__Written task__: Gather every line below where "that" appears.

__Given data__:

::::::::::

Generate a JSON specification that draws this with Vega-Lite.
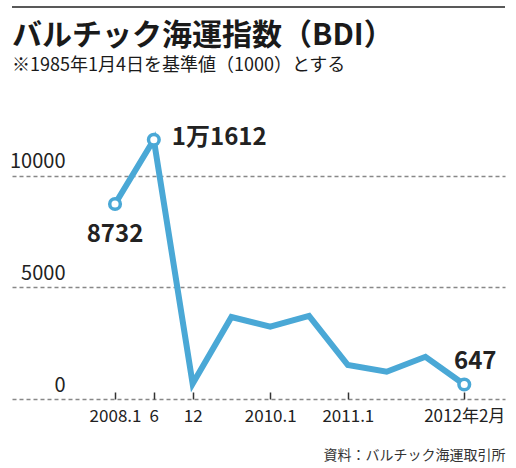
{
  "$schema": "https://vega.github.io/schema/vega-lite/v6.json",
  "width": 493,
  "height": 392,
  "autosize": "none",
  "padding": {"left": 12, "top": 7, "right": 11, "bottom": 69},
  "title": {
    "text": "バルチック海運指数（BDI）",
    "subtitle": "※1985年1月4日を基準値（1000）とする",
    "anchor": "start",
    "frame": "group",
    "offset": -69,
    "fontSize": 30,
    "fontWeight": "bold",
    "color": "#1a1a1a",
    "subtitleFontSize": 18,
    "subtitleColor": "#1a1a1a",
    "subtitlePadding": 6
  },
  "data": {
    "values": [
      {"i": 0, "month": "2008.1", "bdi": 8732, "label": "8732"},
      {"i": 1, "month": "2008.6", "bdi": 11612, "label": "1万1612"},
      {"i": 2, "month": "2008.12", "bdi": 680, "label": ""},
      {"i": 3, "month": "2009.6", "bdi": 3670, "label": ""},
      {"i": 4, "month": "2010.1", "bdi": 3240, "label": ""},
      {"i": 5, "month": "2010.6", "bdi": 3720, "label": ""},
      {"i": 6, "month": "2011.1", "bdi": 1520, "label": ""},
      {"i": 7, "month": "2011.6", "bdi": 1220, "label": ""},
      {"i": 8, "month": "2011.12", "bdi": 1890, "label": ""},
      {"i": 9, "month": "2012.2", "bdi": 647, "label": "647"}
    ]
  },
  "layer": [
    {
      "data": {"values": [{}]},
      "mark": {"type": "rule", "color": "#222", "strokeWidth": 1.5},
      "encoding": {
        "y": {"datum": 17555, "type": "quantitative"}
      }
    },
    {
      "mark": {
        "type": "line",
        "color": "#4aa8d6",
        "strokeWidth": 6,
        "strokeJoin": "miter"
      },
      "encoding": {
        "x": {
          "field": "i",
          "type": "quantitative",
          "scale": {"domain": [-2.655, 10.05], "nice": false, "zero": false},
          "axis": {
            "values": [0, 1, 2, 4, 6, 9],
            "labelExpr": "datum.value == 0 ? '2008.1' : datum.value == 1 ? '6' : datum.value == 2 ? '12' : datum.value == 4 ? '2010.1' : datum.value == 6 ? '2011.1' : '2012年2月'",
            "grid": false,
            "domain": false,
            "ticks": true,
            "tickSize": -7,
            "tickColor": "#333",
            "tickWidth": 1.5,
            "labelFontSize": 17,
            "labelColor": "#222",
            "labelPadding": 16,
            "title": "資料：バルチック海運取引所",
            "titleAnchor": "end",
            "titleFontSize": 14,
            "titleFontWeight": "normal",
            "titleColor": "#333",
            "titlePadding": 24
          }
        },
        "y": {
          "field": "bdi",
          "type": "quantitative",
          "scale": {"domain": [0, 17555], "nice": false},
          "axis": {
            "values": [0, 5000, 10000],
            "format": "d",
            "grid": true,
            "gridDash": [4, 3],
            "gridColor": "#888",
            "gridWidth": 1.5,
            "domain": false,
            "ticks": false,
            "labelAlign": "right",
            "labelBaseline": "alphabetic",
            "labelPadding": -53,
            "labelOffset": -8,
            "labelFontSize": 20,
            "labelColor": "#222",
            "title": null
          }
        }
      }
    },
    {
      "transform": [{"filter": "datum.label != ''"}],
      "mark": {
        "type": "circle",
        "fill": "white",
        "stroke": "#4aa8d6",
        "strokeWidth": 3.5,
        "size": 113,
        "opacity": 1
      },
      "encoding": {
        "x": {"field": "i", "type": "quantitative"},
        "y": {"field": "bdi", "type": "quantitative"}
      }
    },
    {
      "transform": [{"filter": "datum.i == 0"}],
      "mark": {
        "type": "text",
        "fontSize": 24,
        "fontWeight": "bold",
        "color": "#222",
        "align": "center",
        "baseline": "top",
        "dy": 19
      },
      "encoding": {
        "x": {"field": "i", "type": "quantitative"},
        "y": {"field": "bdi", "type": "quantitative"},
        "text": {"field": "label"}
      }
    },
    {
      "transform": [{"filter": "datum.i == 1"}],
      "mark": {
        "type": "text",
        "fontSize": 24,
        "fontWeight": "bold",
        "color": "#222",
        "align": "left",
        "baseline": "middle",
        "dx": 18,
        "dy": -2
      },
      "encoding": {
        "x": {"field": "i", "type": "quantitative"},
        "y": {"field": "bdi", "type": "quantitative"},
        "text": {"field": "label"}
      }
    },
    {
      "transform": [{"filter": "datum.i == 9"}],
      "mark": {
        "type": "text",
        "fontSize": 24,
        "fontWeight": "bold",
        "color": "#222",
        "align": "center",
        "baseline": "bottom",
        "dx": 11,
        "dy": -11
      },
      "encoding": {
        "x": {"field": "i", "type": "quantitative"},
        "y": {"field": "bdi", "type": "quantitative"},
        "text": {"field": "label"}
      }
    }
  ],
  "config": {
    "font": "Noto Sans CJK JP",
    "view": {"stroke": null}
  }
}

::::::::::

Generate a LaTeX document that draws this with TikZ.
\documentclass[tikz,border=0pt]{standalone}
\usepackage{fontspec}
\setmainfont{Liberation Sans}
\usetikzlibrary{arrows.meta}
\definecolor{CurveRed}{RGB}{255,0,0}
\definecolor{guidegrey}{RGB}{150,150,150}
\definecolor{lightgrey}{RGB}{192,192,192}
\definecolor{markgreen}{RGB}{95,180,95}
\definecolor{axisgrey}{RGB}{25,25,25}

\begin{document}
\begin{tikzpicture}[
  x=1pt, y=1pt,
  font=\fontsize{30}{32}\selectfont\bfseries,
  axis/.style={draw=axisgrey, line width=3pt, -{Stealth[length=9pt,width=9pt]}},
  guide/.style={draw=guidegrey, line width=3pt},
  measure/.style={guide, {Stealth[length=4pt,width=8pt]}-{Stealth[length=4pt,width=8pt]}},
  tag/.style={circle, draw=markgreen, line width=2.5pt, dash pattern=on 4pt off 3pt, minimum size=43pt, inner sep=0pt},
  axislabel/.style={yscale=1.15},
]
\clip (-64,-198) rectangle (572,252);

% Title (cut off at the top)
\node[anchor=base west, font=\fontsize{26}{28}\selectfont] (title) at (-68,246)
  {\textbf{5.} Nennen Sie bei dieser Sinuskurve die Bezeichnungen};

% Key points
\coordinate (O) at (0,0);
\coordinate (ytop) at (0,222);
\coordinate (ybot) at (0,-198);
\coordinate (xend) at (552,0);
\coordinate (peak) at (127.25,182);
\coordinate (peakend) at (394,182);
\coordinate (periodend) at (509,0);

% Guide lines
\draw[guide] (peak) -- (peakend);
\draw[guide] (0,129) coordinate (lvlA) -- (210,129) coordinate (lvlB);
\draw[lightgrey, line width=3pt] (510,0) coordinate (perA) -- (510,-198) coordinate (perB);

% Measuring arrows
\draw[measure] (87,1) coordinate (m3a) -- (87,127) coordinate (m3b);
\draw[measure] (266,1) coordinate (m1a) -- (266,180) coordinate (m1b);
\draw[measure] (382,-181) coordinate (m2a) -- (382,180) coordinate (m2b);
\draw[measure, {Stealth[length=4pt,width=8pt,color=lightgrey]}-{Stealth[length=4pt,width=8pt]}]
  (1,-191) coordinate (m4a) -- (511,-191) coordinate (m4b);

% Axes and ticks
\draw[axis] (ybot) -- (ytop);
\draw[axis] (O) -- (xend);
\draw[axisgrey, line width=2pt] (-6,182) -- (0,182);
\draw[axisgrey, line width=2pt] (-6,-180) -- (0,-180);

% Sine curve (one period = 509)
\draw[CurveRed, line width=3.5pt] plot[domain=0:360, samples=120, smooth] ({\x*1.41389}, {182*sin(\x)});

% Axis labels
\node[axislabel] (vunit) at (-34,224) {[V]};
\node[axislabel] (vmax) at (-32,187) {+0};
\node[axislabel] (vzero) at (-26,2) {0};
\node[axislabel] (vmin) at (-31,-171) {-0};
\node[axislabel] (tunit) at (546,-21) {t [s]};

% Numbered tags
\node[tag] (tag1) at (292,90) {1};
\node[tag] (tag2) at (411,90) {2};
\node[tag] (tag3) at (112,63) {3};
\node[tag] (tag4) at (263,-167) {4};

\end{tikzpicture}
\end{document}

::::::::::

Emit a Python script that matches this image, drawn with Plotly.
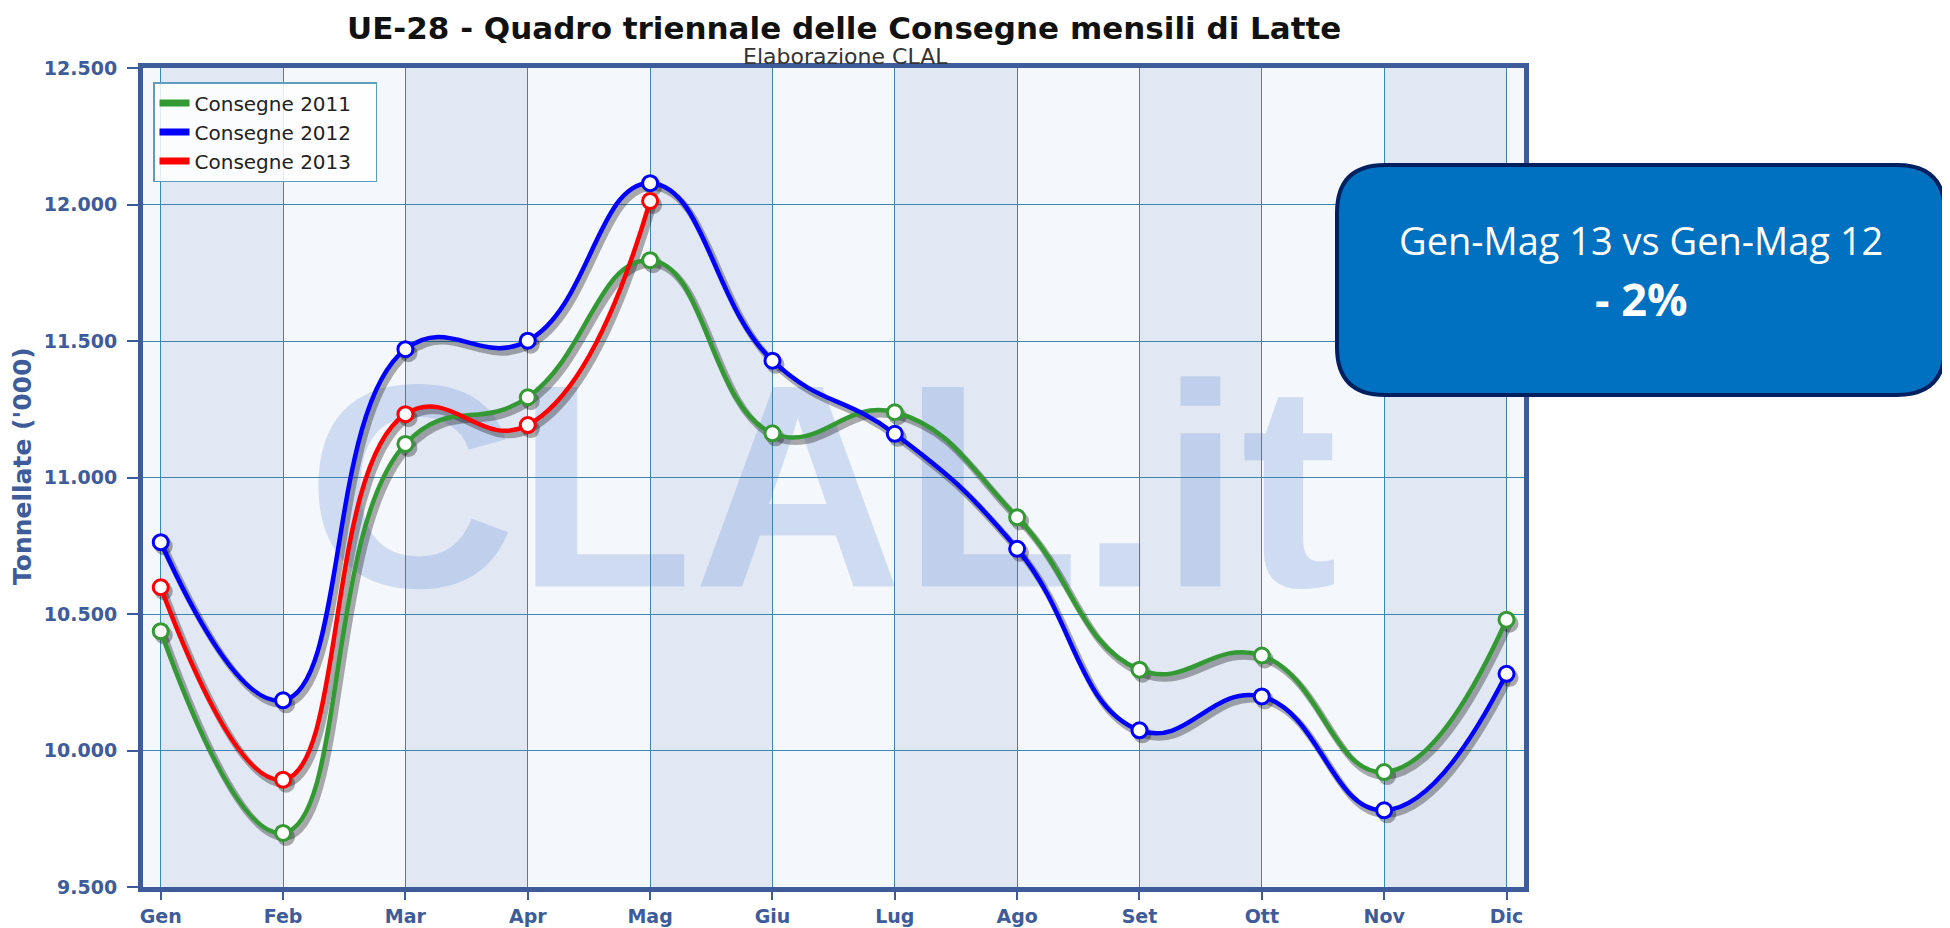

::::::::::

__Finished answer__:
Generate a JSON specification that draws this with Vega-Lite.
Generate a LaTeX document that draws this with TikZ.
Emit a Python script that matches this image, drawn with Plotly.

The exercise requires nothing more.